It didn't take long for Joe Girardi to go from deposed manager of the Florida Marlins to prime-time candidate for the Cubs' vacancy.
Shortly after Girardi was told he was being fired one year into his three-year contract with Florida, the Cubs contacted him as the Marlins were introducing his replacement, Atlanta coach Fredi Gonzalez.
Girardi and Lou Piniella are considered the top two names on general manager Jim Hendry's short list of candidates.
"Joe obviously is a candidate," Hendry said Tuesday night, declining to comment further.
Hendry didn't give a timetable for an interview but it may take a couple of days at least.
"I've had a couple of discussions with teams," said Steve Mandell, Girardi's agent. "Joe is taking the day off to talk with his family. He's just kind of relaxing now. Things obviously will start happening in the next few days. We'll see what happens."
Like Dusty Baker's ending with the Cubs, Girardi's demise in Florida had been rumored for weeks. Asked about the Cubs' opening during his farewell news conference in Miami, Girardi avoided the subject.
"I haven't had time to think about it," he said. "It doesn't make a lot of sense to think about another job as long as you still have a job. Now I have to readjust and I will talk to [my wife] Kim
about what is best for us as a family. When I took this job, I didn't have a third [child]."
Meanwhile, sources said Baker will not be a candidate for the vacant San Francisco position, but Cubs broadcaster Bob Brenly will interview with the Giants soon.
The importance of making the right managerial decision is something Cubs management is not attempting to downplay.
After all that has happened during a season Tribune Co.
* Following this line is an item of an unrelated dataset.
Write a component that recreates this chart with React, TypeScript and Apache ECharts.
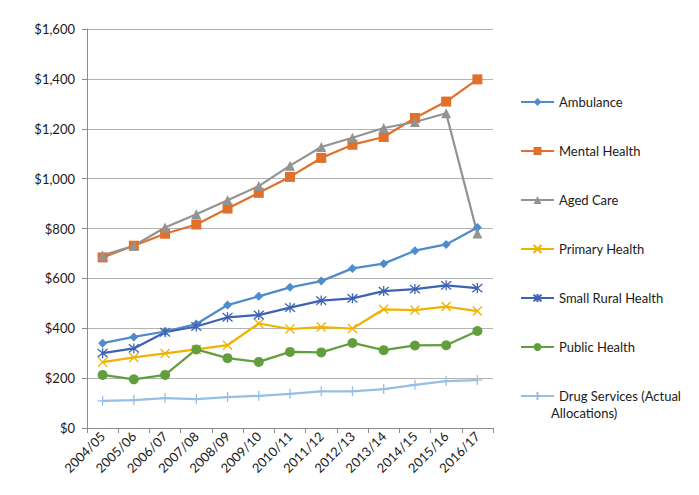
import React, { useEffect, useRef } from "react";
import * as echarts from "echarts";

const categories = ["2004/05","2005/06","2006/07","2007/08","2008/09","2009/10","2010/11","2011/12","2012/13","2013/14","2014/15","2015/16","2016/17"];
const ambulance = [340,365,387,417,493,528,564,589,640,659,711,736,804];
const mentalHealth = [684,731,779,816,880,943,1007,1083,1136,1167,1243,1309,1398];
const agedCare = [692,731,804,857,913,970,1052,1127,1164,1203,1227,1262,780];
const primaryHealth = [264,283,299,315,332,419,397,405,399,476,473,487,469];
const smallRuralHealth = [300,319,384,407,444,453,483,511,520,549,557,572,561];
const publicHealth = [213,195,213,315,280,265,305,303,341,312,331,332,389];
const drugServices = [109,112,120,116,124,129,137,147,147,156,173,188,192];
const yTicks = { min: 0, max: 1600, interval: 200 };

const FONT = "Lato";

export default function App() {
  const ref = useRef<HTMLDivElement>(null);
  useEffect(() => {
    const chart = echarts.init(ref.current!, undefined, { renderer: "svg" });
    const mk = (name: string, data: number[], color: string, symbol: string, size: number, stroke = false) => ({
      name,
      type: "line",
      data,
      symbol,
      symbolSize: size,
      showSymbol: true,
      lineStyle: { color, width: 2.25 },
      itemStyle: stroke ? { color: "transparent", borderColor: color, borderWidth: 1.3 } : { color, borderWidth: 0 },
      emphasis: { disabled: true },
    });
    const xPath = "path://M0,0L10,10M10,0L0,10";
    const starPath = "path://M0,0L10,10M10,0L0,10M5,-1L5,11";
    const plusPath = "path://M5,0L5,10M0,5L10,5";
    chart.setOption({
      animation: false,
      textStyle: { fontFamily: FONT },
      grid: { left: 87, right: 206, top: 29, bottom: 67, containLabel: false },
      legend: {
        orient: "vertical",
        left: 515,
        top: 89,
        itemWidth: 33,
        itemHeight: 10,
        itemGap: 33,
        textStyle: { fontFamily: FONT, fontSize: 13, color: "#1a1a1a", lineHeight: 16 },
        formatter: (n: string) => (n.startsWith("Drug") ? "Drug Services (Actual" : n),
        data: ["Ambulance","Mental Health","Aged Care","Primary Health","Small Rural Health","Public Health","Drug Services (Actual Allocations)"],
      },
      graphic: [
        { type: "text", left: 551, top: 406, style: { text: "Allocations)", font: `13px ${FONT}`, fill: "#1a1a1a" } },
      ],
      xAxis: {
        type: "category",
        data: categories,
        boundaryGap: true,
        axisLine: { lineStyle: { color: "#8c8c8c" } },
        axisTick: { show: true, length: 5, lineStyle: { color: "#8c8c8c" } },
        axisLabel: { rotate: 45, fontSize: 13, color: "#1a1a1a", fontFamily: FONT, margin: 6, interval: 0 },
      },
      yAxis: {
        type: "value",
        min: yTicks.min,
        max: yTicks.max,
        interval: yTicks.interval,
        axisLine: { show: true, lineStyle: { color: "#8c8c8c" } },
        axisTick: { show: true, length: 5, lineStyle: { color: "#8c8c8c" } },
        splitLine: { lineStyle: { color: "#b3b3b3", width: 1 } },
        axisLabel: {
          fontSize: 13, color: "#1a1a1a", fontFamily: FONT, margin: 12,
          formatter: (v: number) => "$" + v.toLocaleString("en-US"),
        },
      },
      series: [
        mk("Ambulance", ambulance, "#4f8ccb", "diamond", 9),
        mk("Mental Health", mentalHealth, "#e0702a", "rect", 10),
        mk("Aged Care", agedCare, "#939393", "triangle", 10),
        mk("Primary Health", primaryHealth, "#efb300", xPath, 9, true),
        mk("Small Rural Health", smallRuralHealth, "#3d63b4", starPath, 10, true),
        mk("Public Health", publicHealth, "#629e3d", "circle", 10),
        mk("Drug Services (Actual Allocations)", drugServices, "#97bfe6", plusPath, 10, true),
      ],
    });
    return () => chart.dispose();
  }, []);
  return <div ref={ref} style={{ position: "absolute", left: 0, top: 0, width: 699, height: 495, background: "#fff" }} />;
}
CEO and President Dennis FitzSimons called "dismal," culminating with the forced resignation of President Andy MacPhail and the decision to let Baker go, the Cubs realize they can't get it wrong.
Interim club President John McDonough stressed that Hendry will be the one making the call.
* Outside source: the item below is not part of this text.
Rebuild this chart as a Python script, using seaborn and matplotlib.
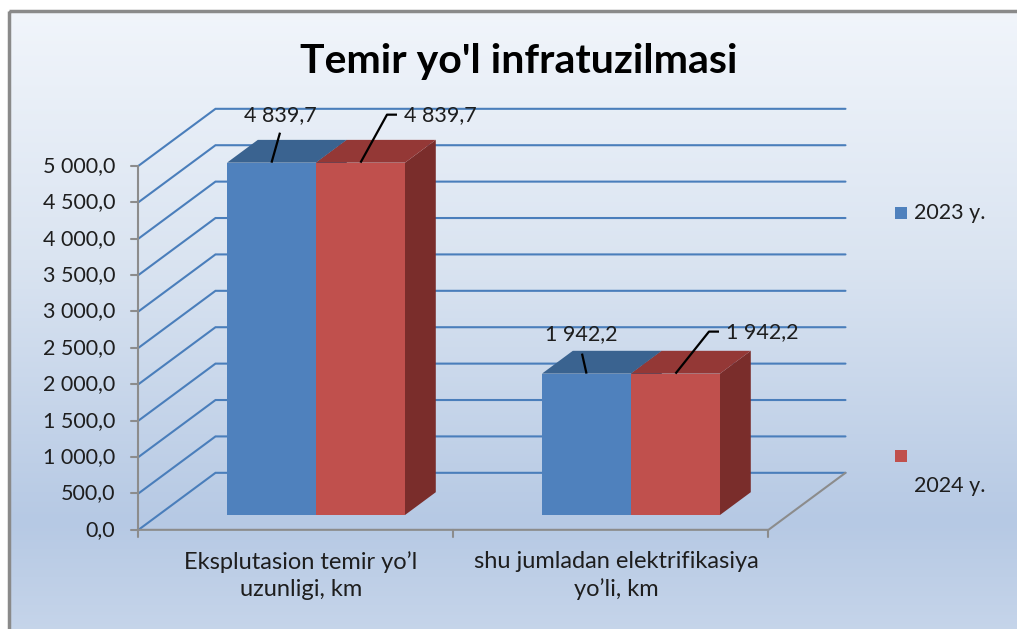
import numpy as np
import pandas as pd
import matplotlib
matplotlib.use("Agg")
import matplotlib.pyplot as plt
import seaborn as sns
from matplotlib.patches import Polygon, Rectangle

# ---------------- data ----------------
title = "Temir yo'l infratuzilmasi"
categories = ["Eksplutasion temir yo\u2019l\nuzunligi, km",
              "shu jumladan elektrifikasiya\nyo\u2019li, km"]
series_names = ["2023 y.", "2024 y."]
values_2023 = [4839.7, 1942.2]
values_2024 = [4839.7, 1942.2]
y_ticks = [0, 500, 1000, 1500, 2000, 2500, 3000, 3500, 4000, 4500, 5000]

# ---------------- style ----------------
sns.set_theme(style="white")
plt.rcParams['font.family'] = ['Lato', 'DejaVu Sans']

BLUE = "#4F81BD"
RED = "#C0504D"
TOP_COL = {BLUE: "#3A6390", RED: "#943836"}
SIDE_COL = {BLUE: "#2F5279", RED: "#7A2D2B"}
GRID = "#4A7EBB"
AXIS = "#8C8C8C"
TXT = "#1E1E1E"
NUM_FS = 15.5
CAT_FS = 17


def fmt(v):
    return f"{v:,.1f}".replace(",", " ").replace(".", ",")


W, H = 1017, 629
fig = plt.figure(figsize=(W / 100, H / 100), dpi=100)

# background (pixel coordinates)
bg = fig.add_axes([0, 0, 1, 1], zorder=-5)
bg.set_xlim(0, W)
bg.set_ylim(H, 0)
bg.axis('off')
stops = [(0.0, (241, 245, 251)), (0.40, (218, 228, 241)),
         (0.82, (182, 201, 228)), (1.0, (198, 213, 234))]
rows = np.linspace(0, 1, 400)
grad = np.zeros((400, 1, 3))
for k in range(3):
    grad[:, 0, k] = np.interp(rows, [s[0] for s in stops], [s[1][k] / 255 for s in stops])
bg.imshow(grad, extent=[9, W + 5, H + 5, 11], aspect='auto', zorder=0)
bg.add_patch(Rectangle((9, 11), W + 10, H + 10, fill=False, edgecolor="#8A8A8A", lw=2.5, zorder=1))

bg.text(519, 73, title, ha='center', va='baseline', fontsize=29.5, fontweight='bold', color='black')

# legend
for (name, col, sq_y, tx_y) in [(series_names[0], BLUE, 207, 213), (series_names[1], RED, 450, 486)]:
    bg.add_patch(Rectangle((895, sq_y), 12, 12, facecolor=col, edgecolor='none', zorder=2))
    bg.text(914, tx_y, name, ha='left', va='center', fontsize=15.5, color=TXT)

# ---------------- main axes (bar front plane) ----------------
X0, SX = 316.0, 315.0     # px of category 0 centre, px per category
Y0, SY = 515.0, 0.0728    # px (from top) of value 0, px per unit value
ax = fig.add_axes([0, 0, 1, 1])
ax.patch.set_alpha(0)

df = pd.DataFrame({
    "category": categories * 2,
    "year": [series_names[0]] * 2 + [series_names[1]] * 2,
    "value": values_2023 + values_2024,
})
sns.barplot(data=df, x="category", y="value", hue="year", palette=[BLUE, RED],
            width=0.565, errorbar=None, saturation=1, legend=False, ax=ax,
            edgecolor='none', linewidth=0, zorder=3)

ax.set_xlim(-X0 / SX, (W - X0) / SX)
ax.set_ylim(-(H - Y0) / SY, Y0 / SY)
ax.axis('off')

DX, DV = 77.0 / SX, 57.0 / SY   # full floor depth offset in data units
FRONT = 0.26                    # depth of bar front plane
BACK = 0.66                     # depth of bar back plane


def P(x, v, d):
    return (x + (d - FRONT) * DX, v + (d - FRONT) * DV)


xl, xr = -0.5, len(categories) - 0.5
# walls / gridlines
for v in y_ticks:
    pts = [P(xl, v, 0), P(xl, v, 1), P(xr, v, 1)]
    ax.plot([p[0] for p in pts], [p[1] for p in pts], color=GRID, lw=1.5, zorder=1,
            solid_joinstyle='miter')
# floor edges
pts = [P(xl, 0, 0), P(xr, 0, 0), P(xr, 0, 1)]
ax.plot([p[0] for p in pts], [p[1] for p in pts], color=AXIS, lw=1.5, zorder=1.5)
# value axis
a0, a1 = P(xl, 0, 0), P(xl, y_ticks[-1], 0)
ax.plot([a0[0], a1[0]], [a0[1], a1[1]], color=AXIS, lw=1.5, zorder=1.5)
tick_px = 7
for v in y_ticks:
    p = P(xl, v, 0)
    ax.plot([p[0] - tick_px / SX, p[0]], [p[1], p[1]], color=AXIS, lw=1.5, zorder=1.5)
    ax.text(p[0] - 23 / SX, p[1], fmt(v), ha='right', va='center', fontsize=NUM_FS, color=TXT)
for c in np.arange(len(categories) + 1) - 0.5:
    p = P(c, 0, 0)
    ax.plot([p[0], p[0]], [p[1], p[1] - tick_px / SY], color=AXIS, lw=1.5, zorder=1.5)
for i, cat in enumerate(categories):
    p = P(i, 0, 0)
    ax.text(p[0] + 5 / SX, p[1] - 21 / SY, cat, ha='center', va='top', fontsize=CAT_FS,
            color=TXT, linespacing=1.38)

# 3D faces of the bars
bars = [b for b in list(ax.patches) if isinstance(b, Rectangle) and b.get_height() > 0]
ddx, ddv = (BACK - FRONT) * DX, (BACK - FRONT) * DV
for b in bars:
    x0, w, h = b.get_x(), b.get_width(), b.get_height()
    col = matplotlib.colors.to_hex(b.get_facecolor()).upper()
    key = BLUE if col == BLUE.upper() else RED
    side = Polygon([(x0 + w, 0), (x0 + w, h), (x0 + w + ddx, h + ddv), (x0 + w + ddx, ddv)],
                   closed=True, facecolor=SIDE_COL[key], edgecolor='none', zorder=2)
    top = Polygon([(x0, h), (x0 + w, h), (x0 + w + ddx, h + ddv), (x0 + ddx, h + ddv)],
                  closed=True, facecolor=TOP_COL[key], edgecolor='none', zorder=3.5)
    ax.add_patch(side)
    ax.add_patch(top)

# data labels with leader lines (pixel offsets relative to bar front-top centre)
leader_offsets = [
    [(8.5, 30)],
    [(-4.5, 20)],
    [(26.5, 48), (36.5, 48)],
    [(33.5, 42), (43.5, 42)],
]
text_offsets = [(8.5, 48, 'center'), (-5.5, 40, 'center'), (43.5, 48, 'left'), (50.5, 42, 'left')]
order = sorted(bars, key=lambda b: b.get_x())
idx_map = [0, 2, 1, 3]
for j, b in enumerate(order):
    k = idx_map[j]
    cx, h = b.get_x() + b.get_width() / 2, b.get_height()
    xs = [cx] + [cx + o[0] / SX for o in leader_offsets[k]]
    ys = [h] + [h + o[1] / SY for o in leader_offsets[k]]
    ax.plot(xs, ys, color='black', lw=1.6, zorder=5, solid_capstyle='butt')
    tx, ty, ha = text_offsets[k]
    ax.text(cx + tx / SX, h + ty / SY, fmt(h), ha=ha, va='center', fontsize=NUM_FS, color=TXT, zorder=6)

fig.savefig("out.png", dpi=100)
"In Jim Hendry you have the right guy," he said. "And with the recent change in Dusty, this is a critical decision, finding the right guy."
Hendry and McDonough both know Girardi from his days as a Cubs player and are known to have good relationships with him. Girardi is a former Cubs captain who gave an emotional speech at Wrigley Field when the Cubs returned to play after the postponement of games from the Sept. 11 attacks in 2001, and again in 2002 when a game against St. Louis was canceled because of the death of Cardinals pitcher Darryl Kile.
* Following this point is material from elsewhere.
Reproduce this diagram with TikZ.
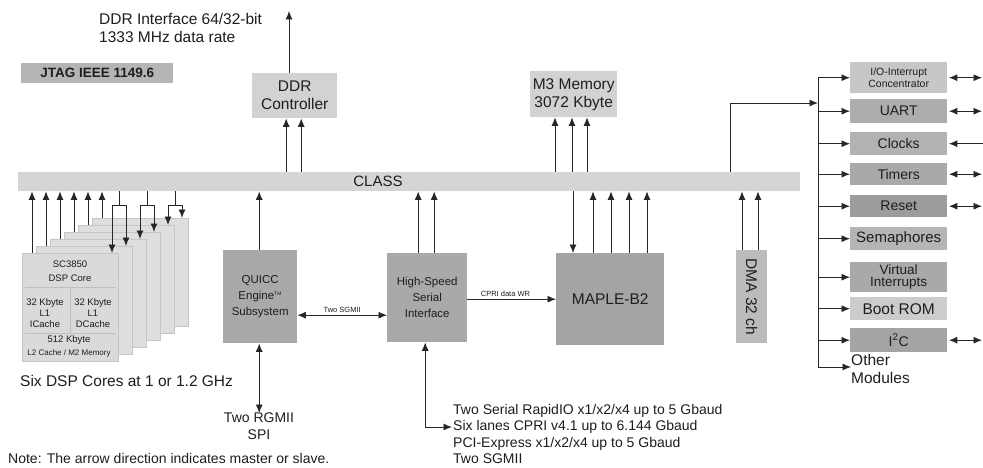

McDonough declined to address specifics of the managerial search, but he said he was looking for someone who "gets" the Cubs.
"I think you have to bring in a winner who respects this franchise, this brand, the fans, the ballpark and everything that is the Chicago Cubs," McDonough said. "Someone who 'gets it.' But it has to be somebody who's a winner, somebody whose only mission, whose only goal is to win the World Series. That's a strong statement to make."
Girardi, who was born in Peoria, made his Cubs debut during the surprising season of 1989, when manager Don Zimmer and a roster full of overachievers captured the National League East.
Zimmer, one of Girardi's early influences in the game, called his former catcher after the firing on Tuesday and said, "Welcome to the club, pal."
"I always said this about Joe Girardi: He would make a good engineer, a good coach or a good manager," Zimmer said. "He would be good at anything he wanted to do, and I still feel that way today."